Além disso, outras diretrizes podem ser criadas por meio da Convenção, estimulando, por exemplo:

(1) a limitação estatutária dos mandatos dos dirigentes e do direito de reeleição;

(2) a adoção de planos de cargos e salários dos dirigentes e funcionários, disciplinando também o pagamento de bonificações, ajudas de custo e indenizações, de forma justa, equilibrada e transparente;

(3) a aprovação das contas da entidade vinculada à prévia auditoria externa de agentes credenciados;

(4) a concessão de benefícios e transferência de recursos aos filiados somente através de deliberação em assembleia, limitando os poderes dos órgãos executivos;

(5) a adoção de procedimentos licitatórios que assegurem isonomia de tratamento aos concorrentes e lisura nos contratos firmados pelas entidades e nas negociações de suas propriedades comerciais e de marketing;

(6) a coibição do nepotismo;

(7) a transparência e publicidade dos atos de administração financeira da entidade.

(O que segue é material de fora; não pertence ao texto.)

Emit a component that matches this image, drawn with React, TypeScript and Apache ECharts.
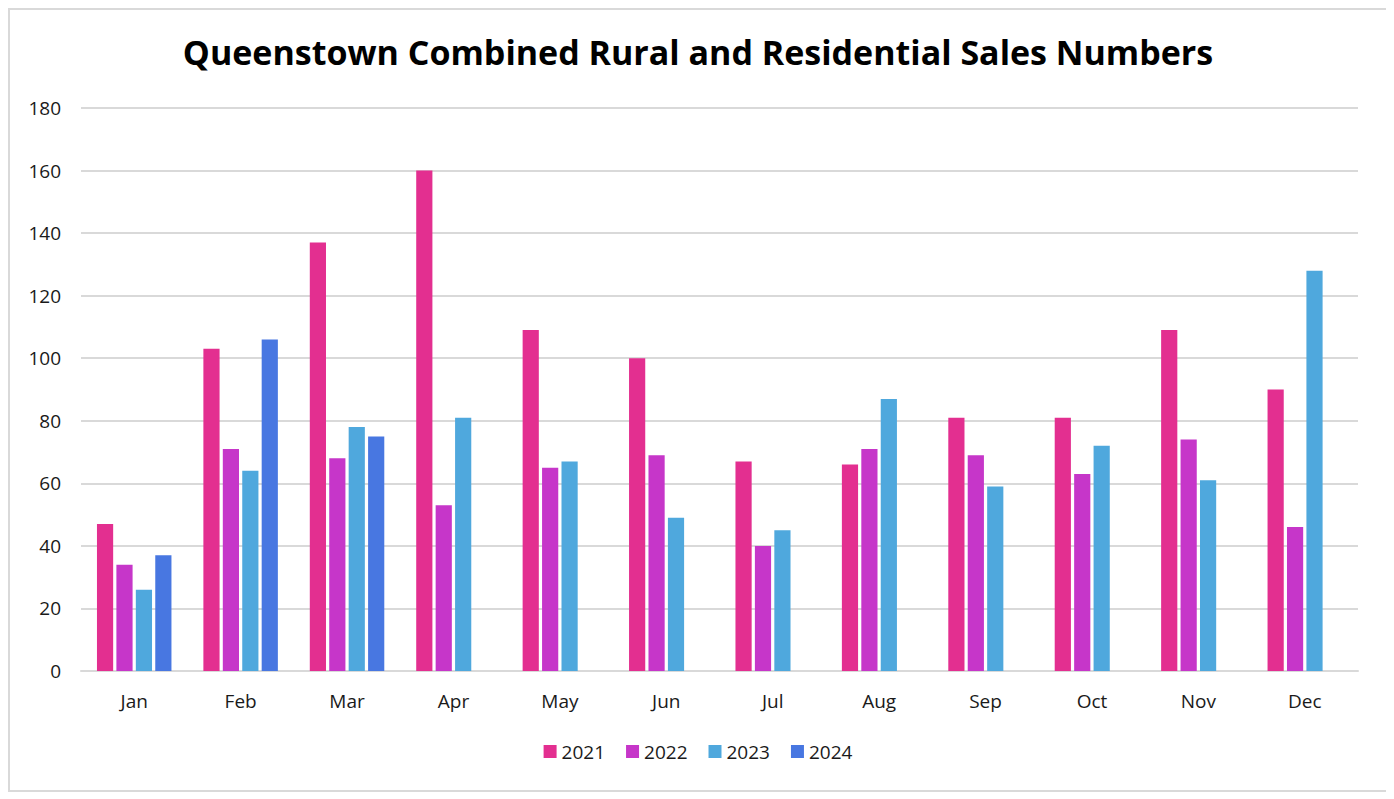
import React, { useEffect, useRef } from "react";
import * as echarts from "echarts";

const months = ["Jan", "Feb", "Mar", "Apr", "May", "Jun", "Jul", "Aug", "Sep", "Oct", "Nov", "Dec"];
const years = ["2021", "2022", "2023", "2024"];
const s2021 = [47, 103, 137, 160, 109, 100, 67, 66, 81, 81, 109, 90];
const s2022 = [34, 71, 68, 53, 65, 69, 40, 71, 69, 63, 74, 46];
const s2023 = [26, 64, 78, 81, 67, 49, 45, 87, 59, 72, 61, 128];
const s2024 = [37, 106, 75, null, null, null, null, null, null, null, null, null];
const colors = ["#E32F90", "#C636C9", "#4FA8DD", "#4877E1"];

const FONT = "'Open Sans', 'DejaVu Sans', sans-serif";

export default function App() {
  const ref = useRef<HTMLDivElement>(null);
  useEffect(() => {
    if (!ref.current) return;
    const chart = echarts.init(ref.current, undefined, { renderer: "svg" });
    const seriesData = [s2021, s2022, s2023, s2024];
    chart.setOption({
      animation: false,
      backgroundColor: "#ffffff",
      color: colors,
      title: {
        text: "Queenstown Combined Rural and Residential Sales Numbers",
        left: "center",
        top: 20,
        textStyle: { fontFamily: FONT, fontSize: 34, fontWeight: "bold", color: "#000000" },
      },
      legend: {
        data: years,
        top: 727,
        left: "center",
        itemWidth: 13,
        itemHeight: 13,
        itemGap: 21,
        icon: "rect",
        textStyle: { fontFamily: FONT, fontSize: 19, color: "#1a1a1a" },
      },
      grid: { left: 71, right: 28, top: 98, bottom: 119, containLabel: false },
      xAxis: {
        type: "category",
        data: months,
        axisLine: { lineStyle: { color: "#d9d9d9", width: 2 } },
        axisTick: { show: false },
        axisLabel: { fontFamily: FONT, fontSize: 19, color: "#1a1a1a", margin: 20 },
      },
      yAxis: {
        type: "value",
        min: 0,
        max: 180,
        interval: 20,
        axisLine: { show: false },
        axisTick: { show: false },
        splitLine: { lineStyle: { color: "#d9d9d9", width: 2 } },
        axisLabel: { fontFamily: FONT, fontSize: 19, color: "#1a1a1a", margin: 20 },
      },
      series: years.map((y, i) => ({
        name: y,
        type: "bar",
        data: seriesData[i],
        barGap: "20%",
        barCategoryGap: "30%",
        itemStyle: { color: colors[i] },
      })),
    });
    return () => chart.dispose();
  }, []);
  return (
    <div style={{ width: 1380, height: 784, border: "2px solid #d9d9d9", boxSizing: "border-box", background: "#fff" }}>
      <div ref={ref} style={{ width: 1376, height: 780 }} />
    </div>
  );
}
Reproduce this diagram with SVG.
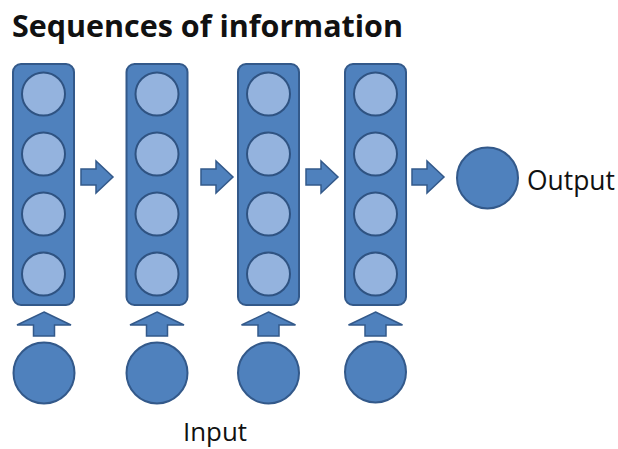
<svg xmlns="http://www.w3.org/2000/svg" width="618" height="449" viewBox="0 0 618 449">
  <defs>
    <style>
      .layer { fill: #4f81bd; stroke: #33598a; stroke-width: 2; }
      .unit { fill: #94b3de; stroke: #2f5382; stroke-width: 2; }
      .node { fill: #4f81bd; stroke: #33598a; stroke-width: 2; }
      .arrow { fill: #4f81bd; stroke: #33598a; stroke-width: 1.5; stroke-linejoin: miter; }
      .label { font-family: "Open Sans", "Liberation Sans", sans-serif; fill: #111; }
      .title { font-family: "Open Sans", "Liberation Sans", sans-serif; font-weight: bold; fill: #111; }
    </style>
    <!-- a stacked layer of four units, centred on x=0 -->
    <g id="layerShape">
      <rect class="layer" x="-30.5" y="64" width="61" height="241" rx="8" ry="8"/>
      <circle class="unit" cx="0" cy="94" r="21.5"/>
      <circle class="unit" cx="0" cy="154" r="21.5"/>
      <circle class="unit" cx="0" cy="214" r="21.5"/>
      <circle class="unit" cx="0" cy="274" r="21.5"/>
    </g>
    <!-- block arrow pointing right, tip at x=32, centred on y=0 -->
    <path id="rightArrow" class="arrow" d="M0,-8 H15 V-16 L32,0 L15,16 V8 H0 Z"/>
    <!-- block arrow pointing up, tip at y=0, centred on x=0 -->
    <path id="upArrow" class="arrow" d="M0,0 L27,13 H10.5 V24 H-10.5 V13 H-27 Z"/>
  </defs>

  <rect width="618" height="449" fill="#ffffff"/>

  <text class="title" x="12" y="37" font-size="30" textLength="391" lengthAdjust="spacingAndGlyphs">Sequences of information</text>

  <!-- recurrent layers -->
  <g id="step1"><use href="#layerShape" x="43.5"/></g>
  <g id="step2"><use href="#layerShape" x="157"/></g>
  <g id="step3"><use href="#layerShape" x="268.5"/></g>
  <g id="step4"><use href="#layerShape" x="375.5"/></g>

  <!-- inputs -->
  <g id="input1"><circle class="node" cx="44" cy="373" r="30.5"/></g>
  <g id="input2"><circle class="node" cx="157" cy="373" r="30.5"/></g>
  <g id="input3"><circle class="node" cx="268.5" cy="373" r="30.5"/></g>
  <g id="input4"><circle class="node" cx="375.5" cy="372" r="30.5"/></g>

  <!-- output -->
  <g id="output">
    <circle class="node" cx="487.5" cy="178" r="30.5"/>
    <text class="label" x="527" y="190" font-size="27" textLength="88" lengthAdjust="spacingAndGlyphs">Output</text>
  </g>

  <g id="inputLabel">
    <text class="label" x="183" y="441" font-size="26" textLength="64" lengthAdjust="spacingAndGlyphs">Input</text>
  </g>

  <!-- connectors -->
  <g id="connectors">
    <use href="#rightArrow" x="81" y="177"/>
    <use href="#rightArrow" x="201" y="177"/>
    <use href="#rightArrow" x="306" y="177"/>
    <use href="#rightArrow" x="412" y="177"/>
    <use href="#upArrow" x="44" y="312"/>
    <use href="#upArrow" x="157" y="312"/>
    <use href="#upArrow" x="268.5" y="312"/>
    <use href="#upArrow" x="375.5" y="312"/>
  </g>
</svg>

A adoção da Convenção pelas ETADs, induzindo seus membros filiados a seguirem pelo mesmo caminho, dentro de um curto espaço de tempo poderá provocar uma completa mudança de mentalidade e de atitudes de governança no segmento, e que, de um modo geral, exercerá influência na conduta dos dirigentes dos clubes filiados, fortalecendo inclusive o conceito de fair play financeiro. Esse movimento (ciclo virtuoso) significará melhores préstimos à sociedade e maior respeito para com os atletas e outros profissionais do esporte, resgatando princípios que sempre foram sagrados aos dirigentes da primeira geração.

Fonte:

REZENDE, José Ricardo. Tratado de Direito Desportivo (São Paulo: All Print, 2016).